I would not generally chose to go this way for a cruising boat. Conventional head systems have advantages. But there are several strong cases:
  • No pump-out available, like a lake. MUCH better, in every way, than a porta-head.
  • Winter in subfreezing climates. Nothing to winterize.
  • Daysailing. Chose a non-mix type, line it with a bag, and pull the bag each time it is used. Much easier than hauling it home (many of the marinas around here strongly disallow disposal in the rest rooms because of messes) and much better than leaving it to molder on the boat.
  • Lighter. A full porta-head is awkward and a good way to hurt your back. Even clean it is heavy with flush mixture. My composting head weighs only a few pounds empty, and to service it I just pull the bag and leave it in the skip. Not strenuous.
Blog post on my expereince. I'm on my 5th year.

I've also been around a good many conventional systems that stunk because they were either poorly operated, poorly designed, or poorly maintained.
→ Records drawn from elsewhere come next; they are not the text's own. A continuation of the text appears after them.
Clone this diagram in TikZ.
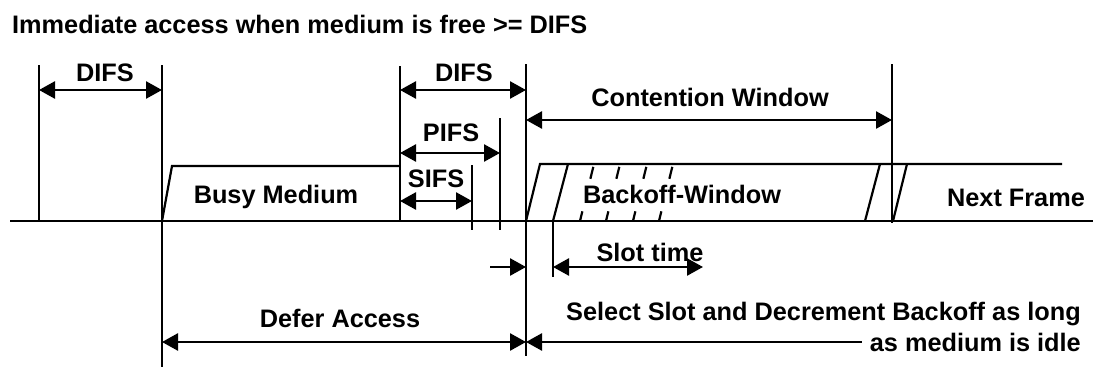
\documentclass[tikz,border=0pt]{standalone}
\usepackage{fontspec}
\setmainfont{Liberation Sans}
\usetikzlibrary{arrows.meta,calc}
\begin{document}
\begin{tikzpicture}[x=1pt,y=-1pt,
  ln/.style={line width=2.6pt},
  sl/.style={line width=2.2pt},
  dimarrow/.style={line width=2.6pt,{Triangle[length=16pt,width=17pt]}-{Triangle[length=16pt,width=17pt]}},
  rarrow/.style={line width=2.6pt,-{Triangle[length=16pt,width=17pt]}},
  larrow/.style={line width=2.6pt,{Triangle[length=16pt,width=17pt]}-},
  lbl/.style={font=\fontsize{25.3}{30}\selectfont\bfseries,inner sep=0pt,anchor=base}]
\useasboundingbox[fill=white] (0,0) rectangle (1093,367);
% title
\node[lbl,anchor=base west] (title) at (12,33) {Immediate access when medium is free >= DIFS};
% baseline
\coordinate (bl0) at (10,221);
\coordinate (bl1) at (1093,221);
\draw[ln] (bl0) -- (bl1);
% vertical markers
\coordinate (a0) at (39,65);   \coordinate (a1) at (39,221);
\coordinate (b0) at (162,65);  \coordinate (b1) at (162,367);
\coordinate (c0) at (400,66);  \coordinate (c1) at (400,221);
\coordinate (d0) at (500,118); \coordinate (d1) at (500,230);
\coordinate (e0) at (472,165); \coordinate (e1) at (472,230);
\coordinate (f0) at (526,64);  \coordinate (f1) at (526,356);
\coordinate (g0) at (553,221); \coordinate (g1) at (553,277);
\coordinate (h0) at (892,64);  \coordinate (h1) at (892,223);
\foreach \v in {a,b,c,d,e,f,g,h} {\draw[ln] (\v0) -- (\v1);}
% busy medium
\coordinate (bm0) at (162,221);
\coordinate (bm1) at (172,166);
\coordinate (bm2) at (400,166);
\draw[sl] (bm0) -- (bm1) -- (bm2);
\node[lbl] (busy) at (276,203) {Busy Medium};
% backoff window / next frame
\coordinate (bw0) at (526,221);
\coordinate (bw1) at (540,164);
\coordinate (bw2) at (1062,164);
\draw[sl] (bw0) -- (bw1) -- (bw2);
\coordinate (s0) at (553,221); \coordinate (s1) at (568,164);
\draw[sl] (s0) -- (s1);
\coordinate (r0) at (865,221); \coordinate (r1) at (880,164);
\draw[sl] (r0) -- (r1);
\coordinate (q0) at (893,221); \coordinate (q1) at (907,164);
\draw[sl] (q0) -- (q1);
\foreach \x in {580,606,633,659} {
  \draw[sl] (\x,221) -- ($(\x,221)!0.17!(\x+14,164)$);
  \draw[sl] ($(\x,221)!0.74!(\x+14,164)$) -- ($(\x,221)!0.95!(\x+14,164)$);
}
\node[lbl] (bwin) at (682,203) {Backoff-Window};
\node[lbl] (next) at (1016,206) {Next Frame};
% DIFS / PIFS / SIFS
\coordinate (difs1L) at (39,90);   \coordinate (difs1R) at (162,90);
\draw[dimarrow] (difs1L) -- (difs1R);
\node[lbl] (ldifs1) at (105,81) {DIFS};
\coordinate (difs2L) at (400,90);  \coordinate (difs2R) at (526,90);
\draw[dimarrow] (difs2L) -- (difs2R);
\node[lbl] (ldifs2) at (464,81) {DIFS};
\coordinate (pifsL) at (400,153);  \coordinate (pifsR) at (500,153);
\draw[dimarrow] (pifsL) -- (pifsR);
\node[lbl] (lpifs) at (451,141) {PIFS};
\coordinate (sifsL) at (400,201);  \coordinate (sifsR) at (472,201);
\draw[dimarrow] (sifsL) -- (sifsR);
\node[lbl] (lsifs) at (436,187) {SIFS};
% contention window
\coordinate (cwL) at (526,120);  \coordinate (cwR) at (892,120);
\draw[dimarrow] (cwL) -- (cwR);
\node[lbl] (lcw) at (710,106) {Contention Window};
% slot time
\coordinate (st0) at (490,267); \coordinate (st1) at (526,267);
\draw[rarrow] (st0) -- (st1);
\coordinate (st2) at (553,267); \coordinate (st3) at (703,267);
\draw[dimarrow] (st2) -- (st3);
\node[lbl] (lslot) at (650,261) {Slot time};
% defer access
\coordinate (daL) at (162,342); \coordinate (daR) at (526,342);
\draw[dimarrow] (daL) -- (daR);
\node[lbl] (lda) at (340,327) {Defer Access};
\coordinate (selL) at (526,342); \coordinate (selR) at (862,342);
\draw[larrow] (selL) -- (selR);
\node[lbl,anchor=base east] (lsel1) at (1081,320) {Select Slot and Decrement Backoff as long};
\node[lbl,anchor=base east] (lsel2) at (1081,351) {as medium is idle};
\end{tikzpicture}
\end{document}
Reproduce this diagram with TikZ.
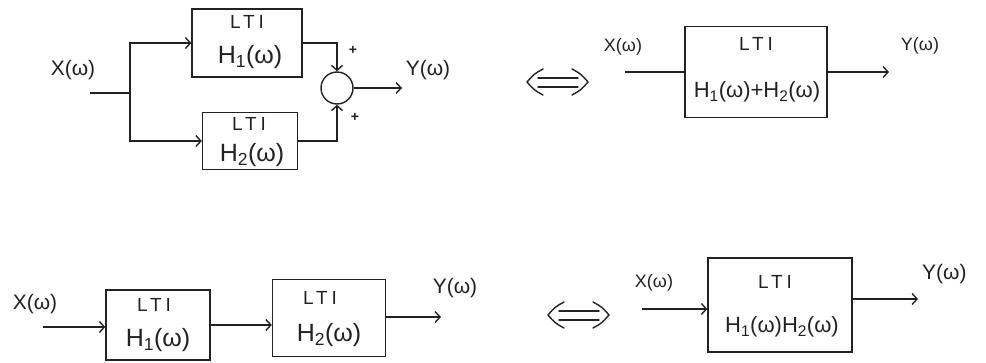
\documentclass[tikz,border=0pt]{standalone}
\usepackage{fontspec}
\setmainfont{Liberation Sans}
\usetikzlibrary{arrows.meta}
\definecolor{inkc}{HTML}{222222}
\begin{document}
\begin{tikzpicture}[x=1pt,y=-1pt,
  ink/.style={draw=inkc, line width=1.4pt},
  blk/.style={ink, rectangle, inner sep=0pt},
  arr/.style={ink, -{Straight Barb[length=5pt,width=11pt,line width=1.4pt]}},
  lbl/.style={inner sep=0pt, text=inkc},
  sig/.style={lbl, font=\fontsize{21}{23}\selectfont},
  sigs/.style={lbl, font=\fontsize{18}{20}\selectfont},
  lti/.style={lbl, font=\fontsize{19}{21}\selectfont\addfontfeatures{LetterSpace=20}},
  hfun/.style={lbl, font=\fontsize{25}{27}\selectfont},
  hfuns/.style={lbl, font=\fontsize{22}{24}\selectfont},
  pls/.style={lbl, font=\fontsize{14}{16}\selectfont\bfseries},
  eqv/.style={draw=inkc, line width=1.4pt, line cap=round, line join=round}
]
\clip (0,0) rectangle (986,362);
\useasboundingbox (0,0) rectangle (986,362);

% ---------- top left: parallel ----------
\node[blk, minimum width=110pt, minimum height=68pt] (H1) at (247,43) {};
\node[blk, minimum width=95pt, minimum height=57pt] (H2) at (250,141) {};
\node[lti] (t1) at (247,22) {LTI};
\node[hfun] (h1) at (250,57) {H\textsubscript{1}(ω)};
\node[lti] (t2) at (249,124) {LTI};
\node[hfun] (h2) at (252,155) {H\textsubscript{2}(ω)};
\node[ink, circle, minimum size=32pt, inner sep=0pt] (S) at (337,88) {};
\coordinate (in1) at (90,93);
\coordinate (j1) at (130,93);
\coordinate (o1) at (402,88);
\draw[ink] (in1) -- (j1);
\draw[arr] (j1) |- (H1.west);
\draw[arr] (j1) |- (H2.west);
\draw[arr] (H1.east) -| (S.north);
\draw[arr] (H2.east) -| (S.south);
\draw[arr] (S.east) -- (o1);
\node[sig] (x1) at (73,70) {X(ω)};
\node[sig] (y1) at (428,70) {Y(ω)};
\node[pls] (p1) at (353,50) {+};
\node[pls] (p2) at (355,117) {+};

% ---------- top right: sum ----------
\draw[eqv] (538,78) -- (578,78) (538,87) -- (578,87);
\draw[eqv] (543,69) .. controls (534,74) .. (527,82) .. controls (534,90) .. (543,95);
\draw[eqv] (572,69) .. controls (581,74) .. (588,82) .. controls (581,90) .. (572,95);
\node[blk, minimum width=142pt, minimum height=91pt] (B) at (756,72) {};
\node[lti] (t3) at (756,44) {LTI};
\node[hfuns] (h3) at (757,92) {H\textsubscript{1}(ω)+H\textsubscript{2}(ω)};
\coordinate (in2) at (625,72);
\coordinate (o2) at (889,72);
\draw[ink] (in2) -- (B.west);
\draw[arr] (B.east) -- (o2);
\node[sigs] (x2) at (623,47) {X(ω)};
\node[sigs] (y2) at (920,46) {Y(ω)};

% ---------- bottom left: cascade ----------
\node[blk, minimum width=104pt, minimum height=70pt] (C1) at (158,325) {};
\node[blk, minimum width=113pt, minimum height=77pt] (C2) at (329,318) {};
\node[lti] (t4) at (154,305) {LTI};
\node[hfun] (h4) at (158,340) {H\textsubscript{1}(ω)};
\node[lti] (t5) at (320,298) {LTI};
\node[hfun] (h5) at (329,335) {H\textsubscript{2}(ω)};
\coordinate (in3) at (43,327);
\coordinate (o3) at (441,317);
\draw[arr] (in3) -- (in3 -| C1.west);
\draw[arr] (C1.east) -- (C1.east -| C2.west);
\draw[arr] (C2.east |- o3) -- (o3);
\node[sig] (x3) at (35,304) {X(ω)};
\node[sig] (y3) at (455,288) {Y(ω)};

% ---------- bottom right: product ----------
\draw[eqv] (559,311) -- (599,311) (559,320) -- (599,320);
\draw[eqv] (564,302) .. controls (555,307) .. (548,315) .. controls (555,323) .. (564,328);
\draw[eqv] (593,302) .. controls (602,307) .. (609,315) .. controls (602,323) .. (593,328);
\node[blk, minimum width=144pt, minimum height=94pt] (D) at (780,305) {};
\node[lti] (t6) at (775,282) {LTI};
\node[hfuns] (h6) at (782,327) {H\textsubscript{1}(ω)H\textsubscript{2}(ω)};
\coordinate (in4) at (642,309);
\coordinate (o4) at (918,299);
\draw[arr] (in4) -- (in4 -| D.west);
\draw[arr] (D.east |- o4) -- (o4);
\node[sigs] (x4) at (654,283) {X(ω)};
\node[sig, anchor=west] (y4) at (922,274) {Y(ω)};
\end{tikzpicture}
\end{document}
A few negative antidotes only points out that design details and operation details matter, as they always do.
 
I had one for several years living on a canal narrowboat, and liked it enough that I’ve converted one of the heads rooms (although I fail to understand why two heads is considered appropriate on a space as limited as a sailing boat) to a composting toilet (still have a sea toilet in the other). A catastrophic failure of a composting toilet isn’t that bad, certainly won’t leave the life-long psychological scarring of a holding tank system’s catastrophic failure.